What you are asked to do: Transcribe all of the material exactly, except for its pictures.

Dataset excerpt:
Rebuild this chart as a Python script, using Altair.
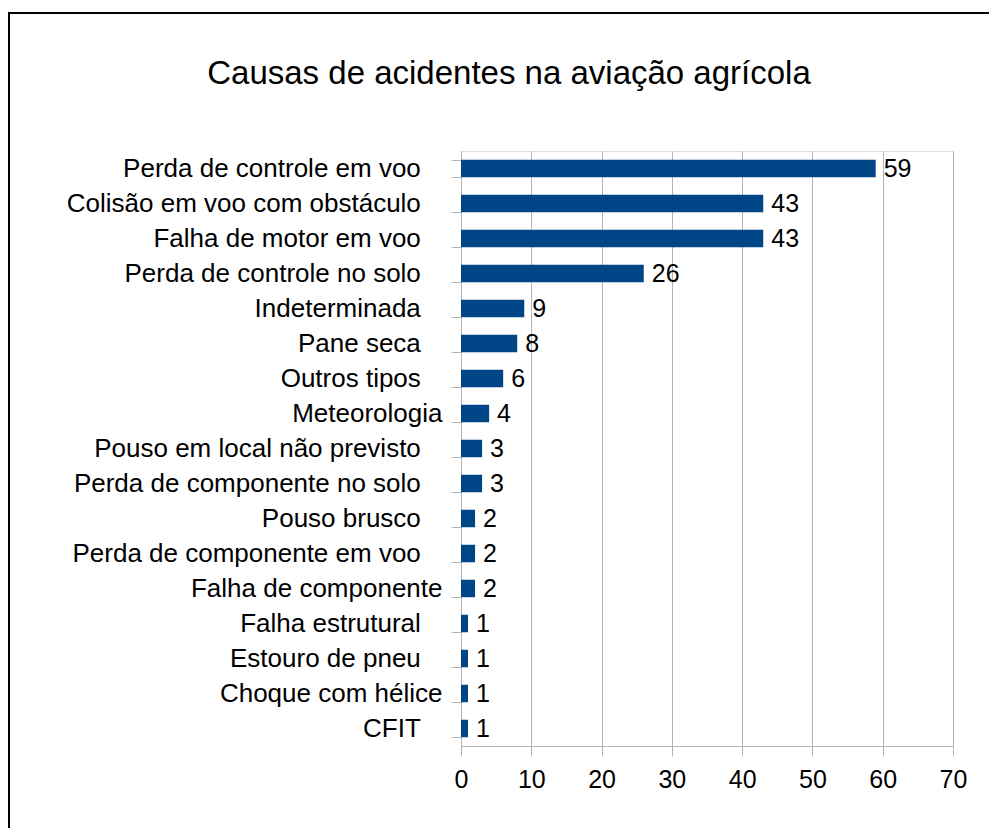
import altair as alt
import pandas as pd

NB = "\u00a0"
ZW = "\u200b"

categories = [
    "Perda de controle em voo",
    "Colisão em voo com obstáculo",
    "Falha de motor em voo",
    "Perda de controle no solo",
    "Indeterminada",
    "Pane seca",
    "Outros tipos",
    "Meteorologia",
    "Pouso em local não previsto",
    "Perda de componente no solo",
    "Pouso brusco",
    "Perda de componente em voo",
    "Falha de componente",
    "Falha estrutural",
    "Estouro de pneu",
    "Choque com hélice",
    "CFIT",
]
# labels that carry trailing spaces in the original chart
trailing_space = [True, True, True, True, True, True, True, False, True, True,
                  True, True, False, True, True, False, True]
values = [59, 43, 43, 26, 9, 8, 6, 4, 3, 3, 2, 2, 2, 1, 1, 1, 1]
x_ticks = [0, 10, 20, 30, 40, 50, 60, 70]

labels = [c + (NB * 3 + ZW if t else "") for c, t in zip(categories, trailing_space)]
df = pd.DataFrame({"causa": labels, "n": values})

FONT = "Liberation Sans"
GRAY = "#b3b3b3"
W, H = 492, 595

y_enc = alt.Y(
    "causa:N",
    sort=None,
    title=None,
    scale=alt.Scale(paddingInner=0.5, paddingOuter=0.25),
    axis=alt.Axis(
        tickBand="extent",
        tickSize=10,
        tickColor=GRAY,
        domainColor=GRAY,
        labelPadding=9,
        labelFontSize=26,
        labelFont=FONT,
        labelColor="#000000",
        labelLimit=0,
        grid=False,
    ),
)
x_enc = alt.X(
    "n:Q",
    title=None,
    scale=alt.Scale(domain=[0, 70], nice=False),
    axis=alt.Axis(
        values=x_ticks,
        tickSize=10,
        tickColor=GRAY,
        domainColor=GRAY,
        gridColor=GRAY,
        labelPadding=11,
        labelFontSize=25,
        labelFont=FONT,
        labelColor="#000000",
        labelFlush=False,
    ),
)

base = alt.Chart(df)
bars = base.mark_bar(color="#004586").encode(x=x_enc, y=y_enc)
text = base.mark_text(
    align="left", baseline="middle", dx=8, fontSize=25, font=FONT, color="#000000"
).encode(x="n:Q", y=alt.Y("causa:N", sort=None), text="n:Q")

border = alt.Chart(alt.Data(values=[{"a": 1}])).mark_rect(
    filled=False, stroke="#000000", strokeWidth=2
).encode(
    x=alt.value(-452), x2=alt.value(560),
    y=alt.value(-138), y2=alt.value(720),
)

chart = alt.layer(bars, text, border).properties(
    width=W,
    height=H,
    title=alt.TitleParams(
        "Causas de acidentes na aviação agrícola",
        font=FONT,
        fontSize=33,
        fontWeight="normal",
        color="#000000",
        anchor="middle",
        frame="group",
        baseline="alphabetic",
        dx=-198,
        offset=-105,
    ),
    autosize=alt.AutoSizeParams(type="none"),
    padding={"left": 453, "top": 143, "right": 36, "bottom": 82},
).configure_view(stroke=GRAY).configure(background="white")

chart.save("out.html", embed_options={"renderer": "svg", "actions": False})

Exercise output:
Rebuild this chart as a Python script, using Altair.
import altair as alt
import pandas as pd

NB = "\u00a0"
ZW = "\u200b"

categories = [
    "Perda de controle em voo",
    "Colisão em voo com obstáculo",
    "Falha de motor em voo",
    "Perda de controle no solo",
    "Indeterminada",
    "Pane seca",
    "Outros tipos",
    "Meteorologia",
    "Pouso em local não previsto",
    "Perda de componente no solo",
    "Pouso brusco",
    "Perda de componente em voo",
    "Falha de componente",
    "Falha estrutural",
    "Estouro de pneu",
    "Choque com hélice",
    "CFIT",
]
# labels that carry trailing spaces in the original chart
trailing_space = [True, True, True, True, True, True, True, False, True, True,
                  True, True, False, True, True, False, True]
values = [59, 43, 43, 26, 9, 8, 6, 4, 3, 3, 2, 2, 2, 1, 1, 1, 1]
x_ticks = [0, 10, 20, 30, 40, 50, 60, 70]

labels = [c + (NB * 3 + ZW if t else "") for c, t in zip(categories, trailing_space)]
df = pd.DataFrame({"causa": labels, "n": values})

FONT = "Liberation Sans"
GRAY = "#b3b3b3"
W, H = 492, 595

y_enc = alt.Y(
    "causa:N",
    sort=None,
    title=None,
    scale=alt.Scale(paddingInner=0.5, paddingOuter=0.25),
    axis=alt.Axis(
        tickBand="extent",
        tickSize=10,
        tickColor=GRAY,
        domainColor=GRAY,
        labelPadding=9,
        labelFontSize=26,
        labelFont=FONT,
        labelColor="#000000",
        labelLimit=0,
        grid=False,
    ),
)
x_enc = alt.X(
    "n:Q",
    title=None,
    scale=alt.Scale(domain=[0, 70], nice=False),
    axis=alt.Axis(
        values=x_ticks,
        tickSize=10,
        tickColor=GRAY,
        domainColor=GRAY,
        gridColor=GRAY,
        labelPadding=11,
        labelFontSize=25,
        labelFont=FONT,
        labelColor="#000000",
        labelFlush=False,
    ),
)

base = alt.Chart(df)
bars = base.mark_bar(color="#004586").encode(x=x_enc, y=y_enc)
text = base.mark_text(
    align="left", baseline="middle", dx=8, fontSize=25, font=FONT, color="#000000"
).encode(x="n:Q", y=alt.Y("causa:N", sort=None), text="n:Q")

border = alt.Chart(alt.Data(values=[{"a": 1}])).mark_rect(
    filled=False, stroke="#000000", strokeWidth=2
).encode(
    x=alt.value(-452), x2=alt.value(560),
    y=alt.value(-138), y2=alt.value(720),
)

chart = alt.layer(bars, text, border).properties(
    width=W,
    height=H,
    title=alt.TitleParams(
        "Causas de acidentes na aviação agrícola",
        font=FONT,
        fontSize=33,
        fontWeight="normal",
        color="#000000",
        anchor="middle",
        frame="group",
        baseline="alphabetic",
        dx=-198,
        offset=-105,
    ),
    autosize=alt.AutoSizeParams(type="none"),
    padding={"left": 453, "top": 143, "right": 36, "bottom": 82},
).configure_view(stroke=GRAY).configure(background="white")

chart.save("out.html", embed_options={"renderer": "svg", "actions": False})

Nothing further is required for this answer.